Сохранился беловик моей рукой. Вариантов как будто не было. Очень характерная для О. М. мысль — не то ли, что в «Утре акмеизма»?
«Тайная вечеря» — сохранилось в чистовике. Из вариантов помню: «провалилось в нее, отразилось…» И, кажется: «все изранено светом рубцов». (Погибшая работа художника — мысль о своем наследстве; очень редкая для О. М.).
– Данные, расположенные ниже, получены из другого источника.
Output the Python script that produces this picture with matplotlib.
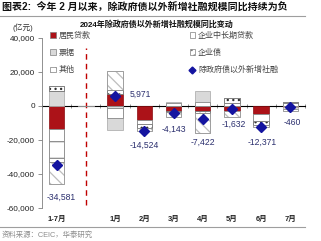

Эти два стихотворения — прямая реакция на «Солдата» — надоели звезды. Я спрашивала у О. М., считать ли второе или первое [20] стихотворение вариантом. Он сказал, что их надо печатать рядом, потому что это разные стихи, несмотря на совпадение первых четырех строк. Из вариантов помню (есть в «альбомах») — «лучше сердце мое разорвите» и «отзвук неба». Первое стихотворение сохранилось в чистовике, второе только в «альбомах». [21]
20
Первое — четырехстрочный.
21
Второе — пятистрочный.
О. М. сказал: «Это моя архитектура». Сохранился чистовик — прижизненный. Харджиев почему-то разрезал его и уничтожил строчку: «словно гости с открытым челом». О. М. заставлял меня прочитывать почти каждое стихотворение вслух — он проверял их таким образом на слух. При этом он требовал, чтобы я читала их, не подчеркивая ритма, ровным голосом, без подъемов и спадов. Этот обычай был у нас с самого начала, но в тридцатых годах он окончательно укрепился.